--- Start Source excerpt ---

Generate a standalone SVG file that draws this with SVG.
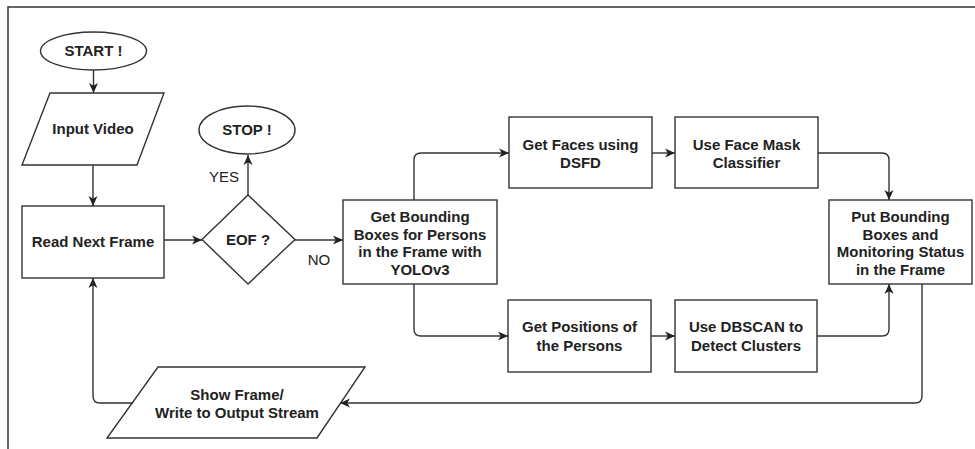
<svg xmlns="http://www.w3.org/2000/svg" width="975" height="449" viewBox="0 0 975 449">
<style>
.sh{fill:#fff;stroke:#333;stroke-width:1.4}
.t{font-family:"Liberation Sans",Arial,sans-serif;font-size:15px;font-weight:bold;fill:#222;text-anchor:middle}
.l{font-family:"Liberation Sans",Arial,sans-serif;font-size:15px;fill:#222;text-anchor:middle}
.c{fill:none;stroke:#333;stroke-width:1.4}
.fr{fill:none;stroke:#333;stroke-width:1.5}
</style>
<defs>
<marker id="ah" markerUnits="userSpaceOnUse" markerWidth="11" markerHeight="10" refX="10" refY="5" orient="auto">
<path d="M0,0.5 L10,5 L0,9.5 L2.8,5 Z" fill="#222"/>
</marker>
</defs>
<path class="fr" d="M8,449 L8,7 L975,7"/>
<g id="connectors">
<path class="c" marker-end="url(#ah)" d="M93.5,70 L93.5,93"/>
<path class="c" marker-end="url(#ah)" d="M93,165 L93,206"/>
<path class="c" marker-end="url(#ah)" d="M164,240 L202,240"/>
<path class="c" marker-end="url(#ah)" d="M248,195 L248,155"/>
<path class="c" marker-end="url(#ah)" d="M295,240 L343,240"/>
<path class="c" marker-end="url(#ah)" d="M414,200 L414,160 Q414,153 421,153 L509,153"/>
<path class="c" marker-end="url(#ah)" d="M652,153 L675,153"/>
<path class="c" marker-end="url(#ah)" d="M818,153 L882,153 Q889,153 889,160 L889,200"/>
<path class="c" marker-end="url(#ah)" d="M414,284 L414,329 Q414,336 421,336 L508,336"/>
<path class="c" marker-end="url(#ah)" d="M651,336 L675,336"/>
<path class="c" marker-end="url(#ah)" d="M817,336 L882,336 Q889,336 889,329 L889,284"/>
<path class="c" marker-end="url(#ah)" d="M922,284 L922,396 Q922,403 915,403 L340,403"/>
<path class="c" marker-end="url(#ah)" d="M132,403 L100,403 Q93,403 93,396 L93,278"/>
<text class="l" x="224" y="182">YES</text>
<text class="l" x="319" y="265">NO</text>
</g>
<g id="start">
<ellipse class="sh" cx="93.5" cy="51" rx="53" ry="19"/>
<text class="t" x="93.5" y="56">START !</text>
</g>
<g id="input">
<path class="sh" d="M50,93 L164,93 L137,165 L22,165 Z"/>
<text class="t" x="93" y="134">Input Video</text>
</g>
<g id="stop">
<ellipse class="sh" cx="247" cy="130" rx="48" ry="24"/>
<text class="t" x="247" y="135">STOP !</text>
</g>
<g id="read">
<rect class="sh" x="22" y="206" width="142" height="72"/>
<text class="t" x="93" y="247">Read Next Frame</text>
</g>
<g id="eof">
<path class="sh" d="M248,195 L295,239.5 L248,284 L202,239.5 Z"/>
<text class="t" x="248" y="245">EOF ?</text>
</g>
<g id="bounding">
<rect class="sh" x="343" y="200" width="154" height="84"/>
<text class="t" x="420" y="222">Get Bounding</text>
<text class="t" x="420" y="239.5">Boxes for Persons</text>
<text class="t" x="420" y="257">in the Frame with</text>
<text class="t" x="420" y="274.5">YOLOv3</text>
</g>
<g id="faces">
<rect class="sh" x="509" y="117" width="143" height="71"/>
<text class="t" x="580.5" y="150">Get Faces using</text>
<text class="t" x="580.5" y="168">DSFD</text>
</g>
<g id="mask">
<rect class="sh" x="675" y="117" width="143" height="71"/>
<text class="t" x="746.5" y="150">Use Face Mask</text>
<text class="t" x="746.5" y="168">Classifier</text>
</g>
<g id="put">
<rect class="sh" x="829" y="200" width="143" height="84"/>
<text class="t" x="900.5" y="222">Put Bounding</text>
<text class="t" x="900.5" y="239.5">Boxes and</text>
<text class="t" x="900.5" y="257">Monitoring Status</text>
<text class="t" x="900.5" y="274.5">in the Frame</text>
</g>
<g id="positions">
<rect class="sh" x="508" y="300" width="143" height="72"/>
<text class="t" x="579.5" y="332">Get Positions of</text>
<text class="t" x="579.5" y="351">the Persons</text>
</g>
<g id="dbscan">
<rect class="sh" x="675" y="300" width="142" height="72"/>
<text class="t" x="746" y="332">Use DBSCAN to</text>
<text class="t" x="746" y="351">Detect Clusters</text>
</g>
<g id="show">
<path class="sh" d="M158,367 L365,367 L317,438 L107,438 Z"/>
<text class="t" x="237" y="400">Show Frame/</text>
<text class="t" x="237" y="418">Write to Output Stream</text>
</g>
</svg>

--- End Source excerpt ---

• _Stated exercise_
Images in the data above are to be skipped. Retype all other material exactly.

• _Finished exercise_
Generate a standalone SVG file that draws this with SVG.
<svg xmlns="http://www.w3.org/2000/svg" width="975" height="449" viewBox="0 0 975 449">
<style>
.sh{fill:#fff;stroke:#333;stroke-width:1.4}
.t{font-family:"Liberation Sans",Arial,sans-serif;font-size:15px;font-weight:bold;fill:#222;text-anchor:middle}
.l{font-family:"Liberation Sans",Arial,sans-serif;font-size:15px;fill:#222;text-anchor:middle}
.c{fill:none;stroke:#333;stroke-width:1.4}
.fr{fill:none;stroke:#333;stroke-width:1.5}
</style>
<defs>
<marker id="ah" markerUnits="userSpaceOnUse" markerWidth="11" markerHeight="10" refX="10" refY="5" orient="auto">
<path d="M0,0.5 L10,5 L0,9.5 L2.8,5 Z" fill="#222"/>
</marker>
</defs>
<path class="fr" d="M8,449 L8,7 L975,7"/>
<g id="connectors">
<path class="c" marker-end="url(#ah)" d="M93.5,70 L93.5,93"/>
<path class="c" marker-end="url(#ah)" d="M93,165 L93,206"/>
<path class="c" marker-end="url(#ah)" d="M164,240 L202,240"/>
<path class="c" marker-end="url(#ah)" d="M248,195 L248,155"/>
<path class="c" marker-end="url(#ah)" d="M295,240 L343,240"/>
<path class="c" marker-end="url(#ah)" d="M414,200 L414,160 Q414,153 421,153 L509,153"/>
<path class="c" marker-end="url(#ah)" d="M652,153 L675,153"/>
<path class="c" marker-end="url(#ah)" d="M818,153 L882,153 Q889,153 889,160 L889,200"/>
<path class="c" marker-end="url(#ah)" d="M414,284 L414,329 Q414,336 421,336 L508,336"/>
<path class="c" marker-end="url(#ah)" d="M651,336 L675,336"/>
<path class="c" marker-end="url(#ah)" d="M817,336 L882,336 Q889,336 889,329 L889,284"/>
<path class="c" marker-end="url(#ah)" d="M922,284 L922,396 Q922,403 915,403 L340,403"/>
<path class="c" marker-end="url(#ah)" d="M132,403 L100,403 Q93,403 93,396 L93,278"/>
<text class="l" x="224" y="182">YES</text>
<text class="l" x="319" y="265">NO</text>
</g>
<g id="start">
<ellipse class="sh" cx="93.5" cy="51" rx="53" ry="19"/>
<text class="t" x="93.5" y="56">START !</text>
</g>
<g id="input">
<path class="sh" d="M50,93 L164,93 L137,165 L22,165 Z"/>
<text class="t" x="93" y="134">Input Video</text>
</g>
<g id="stop">
<ellipse class="sh" cx="247" cy="130" rx="48" ry="24"/>
<text class="t" x="247" y="135">STOP !</text>
</g>
<g id="read">
<rect class="sh" x="22" y="206" width="142" height="72"/>
<text class="t" x="93" y="247">Read Next Frame</text>
</g>
<g id="eof">
<path class="sh" d="M248,195 L295,239.5 L248,284 L202,239.5 Z"/>
<text class="t" x="248" y="245">EOF ?</text>
</g>
<g id="bounding">
<rect class="sh" x="343" y="200" width="154" height="84"/>
<text class="t" x="420" y="222">Get Bounding</text>
<text class="t" x="420" y="239.5">Boxes for Persons</text>
<text class="t" x="420" y="257">in the Frame with</text>
<text class="t" x="420" y="274.5">YOLOv3</text>
</g>
<g id="faces">
<rect class="sh" x="509" y="117" width="143" height="71"/>
<text class="t" x="580.5" y="150">Get Faces using</text>
<text class="t" x="580.5" y="168">DSFD</text>
</g>
<g id="mask">
<rect class="sh" x="675" y="117" width="143" height="71"/>
<text class="t" x="746.5" y="150">Use Face Mask</text>
<text class="t" x="746.5" y="168">Classifier</text>
</g>
<g id="put">
<rect class="sh" x="829" y="200" width="143" height="84"/>
<text class="t" x="900.5" y="222">Put Bounding</text>
<text class="t" x="900.5" y="239.5">Boxes and</text>
<text class="t" x="900.5" y="257">Monitoring Status</text>
<text class="t" x="900.5" y="274.5">in the Frame</text>
</g>
<g id="positions">
<rect class="sh" x="508" y="300" width="143" height="72"/>
<text class="t" x="579.5" y="332">Get Positions of</text>
<text class="t" x="579.5" y="351">the Persons</text>
</g>
<g id="dbscan">
<rect class="sh" x="675" y="300" width="142" height="72"/>
<text class="t" x="746" y="332">Use DBSCAN to</text>
<text class="t" x="746" y="351">Detect Clusters</text>
</g>
<g id="show">
<path class="sh" d="M158,367 L365,367 L317,438 L107,438 Z"/>
<text class="t" x="237" y="400">Show Frame/</text>
<text class="t" x="237" y="418">Write to Output Stream</text>
</g>
</svg>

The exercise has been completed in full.